I think having a Followers/Kings/Boomers/Mutant alliance or whoever you want to cut from that would have been good. The Mojave alliance or something as an alternative to yes man so there’s some checks and balances in play. I think the reason they didn’t though is because this option is… too much of a good ending. See the thing about the four base endings is that they all carry a pretty significant downside and you have to choose the lesser evil. House runs his society like a machine with cold efficiency, NCR will continue to expand imperialistically at the expense of its citizens and leaders like Moore, Kimball and Oliver will be emboldened when the long term good for the NCR needs them to be humbled. Caesar is obviously bad but even if you believe in his ideals, Caesar doesn’t live forever and his empire will collapse without him. Yes Man is anarchy and there is a serious danger that he will turn on the Courier at some point. I know the ending was retconned to say that Yes Man will still continue to only take orders from the Courier but it’s still far too dangerous. You could make a downside for a Mojave alliance or any one of those factions becoming dominant but it’d less natural other then them not having enough power or not agreeing on how the Mojave/Dam should be run.

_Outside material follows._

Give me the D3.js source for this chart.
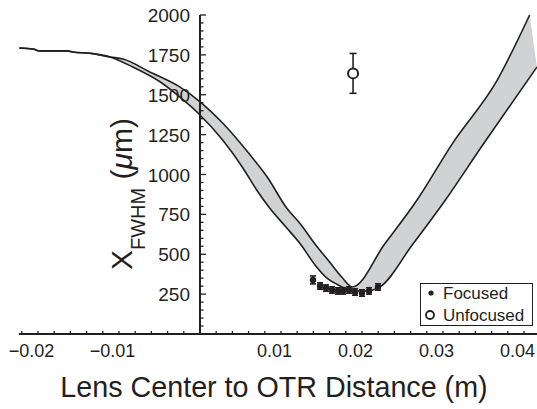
<!DOCTYPE html>
<html lang="en">
<head>
<meta charset="UTF-8">
<title>X FWHM vs lens distance</title>
<style>
  html, body { margin: 0; padding: 0; background: #fff; }
  svg text { font-family: "Liberation Sans", Arial, Helvetica, sans-serif; fill: #231f20; }
</style>
</head>
<body>
<svg id="chart" width="537" height="409"></svg>
<script src="https://d3js.org/d3.v7.min.js"></script>
<script>
// upper / lower edges of the simulated band (x in m, y in um)
const upperX = [-0.0215,-0.0198,-0.0190,-0.0156,-0.0149,-0.0128,-0.0103,-0.0087,-0.0054,-0.0017,0.0010,0.0036,0.0070,0.0091,0.0115,0.0132,0.0150,0.0169,0.0183,0.0196,0.0236,0.0276,0.0320,0.0375,0.0415];
const upperY = [1793,1787,1775,1775,1768,1760,1737,1724,1643,1549,1448,1323,1122,984,790,690,564,445,357,295,564,840,1197,1592,2000];
const lowerX = [-0.0215,-0.0198,-0.0190,-0.0156,-0.0149,-0.0128,-0.0103,-0.0075,-0.0041,-0.0017,0.0008,0.0036,0.0061,0.0078,0.0094,0.0113,0.0132,0.0150,0.0166,0.0181,0.0196,0.0213,0.0230,0.0270,0.0311,0.0357,0.0424];
const lowerY = [1793,1787,1775,1775,1768,1760,1737,1674,1580,1486,1373,1216,1041,903,790,677,564,433,345,301,270,270,295,558,840,1185,1674];

// measured points
const focusedX = [0.01475,0.01562,0.01636,0.01710,0.01784,0.01846,0.01920,0.01994,0.02080,0.02167,0.02278];
const focusedY = [339,301,288,276,270,270,276,263,257,270,295];
const focusedErr = [25,20,20,20,20,20,20,20,20,20,20];
const unfocusedX = [0.0197];
const unfocusedY = [1634];
const unfocusedErr = [125];

const xTickLabels = [-0.02,-0.01,0.01,0.02,0.03,0.04];
const yTickLabels = [250,500,750,1000,1250,1500,1750,2000];

const svg = d3.select("#chart");
const x = d3.scaleLinear().domain([-0.02, 0.04]).range([31.5, 517.5]);
const y = d3.scaleLinear().domain([0, 2000]).range([334, 15]);
const axisX0 = 0.0008;          // where the y axis crosses
const xLeft = x.invert(19), xRight = x.invert(537);

const pts = (xs, ys) => xs.map((v, i) => [x(v), y(ys[i])]);
const upper = pts(upperX, upperY), lower = pts(lowerX, lowerY);
const line = d3.line().curve(d3.curveMonotoneX);

// gray band
const back = line(lower.slice().reverse()).replace(/^M/, "L");
svg.append("path")
  .attr("d", line(upper) + back + "Z")
  .attr("fill", "#d1d2d4").attr("stroke", "none");

[upper, lower].forEach(p => svg.append("path")
  .attr("d", line(p)).attr("fill", "none")
  .attr("stroke", "#231f20").attr("stroke-width", 1.6));

// axes
const ax = svg.append("g").attr("stroke", "#231f20");
ax.append("line").attr("x1", 19).attr("x2", 537)
  .attr("y1", y(0)).attr("y2", y(0)).attr("stroke-width", 2);
ax.append("line").attr("x1", x(axisX0)).attr("x2", x(axisX0))
  .attr("y1", y(2000)).attr("y2", y(0) + 1).attr("stroke-width", 2);

// x minor ticks every 0.002 from the crossing point
d3.range(-11, 21).forEach(k => {
  const xv = axisX0 + k * 0.002;
  if (xv < xLeft || xv > xRight || k === 0) return;
  ax.append("line").attr("x1", x(xv)).attr("x2", x(xv))
    .attr("y1", y(0)).attr("y2", y(0) - 3).attr("stroke-width", 1.3);
});
// y ticks every 50
d3.range(50, 2001, 50).forEach(v => {
  const major = v % 250 === 0;
  ax.append("line").attr("x1", x(axisX0)).attr("x2", x(axisX0) + (major ? 6 : 3.5))
    .attr("y1", y(v)).attr("y2", y(v)).attr("stroke-width", 1.3);
});

svg.append("g").selectAll("text").data(xTickLabels).join("text")
  .attr("x", d => x(d)).attr("y", 357)
  .attr("text-anchor", "middle").attr("font-size", 18)
  .text(d => d3.format("")(d));
svg.append("g").selectAll("text").data(yTickLabels).join("text")
  .attr("x", 190).attr("y", d => y(d) + 7)
  .attr("text-anchor", "end").attr("font-size", 19)
  .text(d => d);

// axis titles
svg.append("text").attr("x", 274).attr("y", 397)
  .attr("text-anchor", "middle").attr("font-size", 28.7)
  .text("Lens Center to OTR Distance (m)");
const yt = svg.append("text").attr("transform", "translate(132,194) rotate(-90)")
  .attr("text-anchor", "middle").attr("font-size", 30);
yt.append("tspan").text("X");
yt.append("tspan").attr("font-size", 20).attr("dy", 13).text("FWHM");
yt.append("tspan").attr("dy", -13).text(" (");
yt.append("tspan").attr("font-style", "italic").text("\u03bc");
yt.append("tspan").text("m)");

// error bars
function errorBars(xs, ys, es, cap) {
  const g = svg.append("g").attr("stroke", "#231f20").attr("stroke-width", 1.6);
  xs.forEach((xv, i) => {
    const cx = x(xv), t = y(ys[i] + es[i]), b = y(ys[i] - es[i]);
    g.append("line").attr("x1", cx).attr("x2", cx).attr("y1", t).attr("y2", b);
    g.append("line").attr("x1", cx - cap).attr("x2", cx + cap).attr("y1", t).attr("y2", t);
    g.append("line").attr("x1", cx - cap).attr("x2", cx + cap).attr("y1", b).attr("y2", b);
  });
}
errorBars(focusedX, focusedY, focusedErr, 3);
svg.append("g").selectAll("circle").data(focusedX).join("circle")
  .attr("cx", d => x(d)).attr("cy", (d, i) => y(focusedY[i])).attr("r", 3.2)
  .attr("fill", "#231f20");

errorBars(unfocusedX, unfocusedY, unfocusedErr, 3.5);
svg.append("g").selectAll("circle").data(unfocusedX).join("circle")
  .attr("cx", d => x(d)).attr("cy", (d, i) => y(unfocusedY[i])).attr("r", 5)
  .attr("fill", "#fff").attr("stroke", "#231f20").attr("stroke-width", 2);

// legend
const lg = svg.append("g");
lg.append("rect").attr("x", 420.5).attr("y", 283.5).attr("width", 112).attr("height", 42)
  .attr("fill", "#fff").attr("stroke", "#231f20").attr("stroke-width", 1);
lg.append("circle").attr("cx", 431).attr("cy", 293).attr("r", 2.6).attr("fill", "#231f20");
lg.append("circle").attr("cx", 430).attr("cy", 315).attr("r", 4)
  .attr("fill", "none").attr("stroke", "#231f20").attr("stroke-width", 1.8);
lg.append("text").attr("x", 443).attr("y", 299).attr("font-size", 17).text("Focused");
lg.append("text").attr("x", 443).attr("y", 321).attr("font-size", 17).text("Unfocused");
</script>
</body>
</html>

@@simonnachreiner8380 If you end the fued between the Kings and the Ncr by killing the Ncr at freeside during the standoff between the kings and the ncr, then you'll actually get an ending where House accepts the Kings, and let's them run freeside
"You do me this one favor, and then maybe I got some jobs for you. So, there's this guy-" "He's dead." "... Well, I ain't sure if screwing a job up before you even get it counts so I'll just let it slide.. don't wanna push whatever buttons he pushed on you."
Pretty sure meant the fact that the courier most likely didn't opt to an assassination and probably went guns blazing instead. Which is 99% of the player base so he's 99% to be correct lol.
This doesn’t really make a lot of sense. The king just wanted to vet the guy before taking action and the guy he hired just said “I think I already killed him”. It only makes sense at the end of the questline that the king would be okay with killing him.
He's there from the start, but there's also a prospective client, so he blows off any attempts at conversation on the grounds that he's already talking to someone else. Once you start the quest, the client goes away and you can talk to Orris.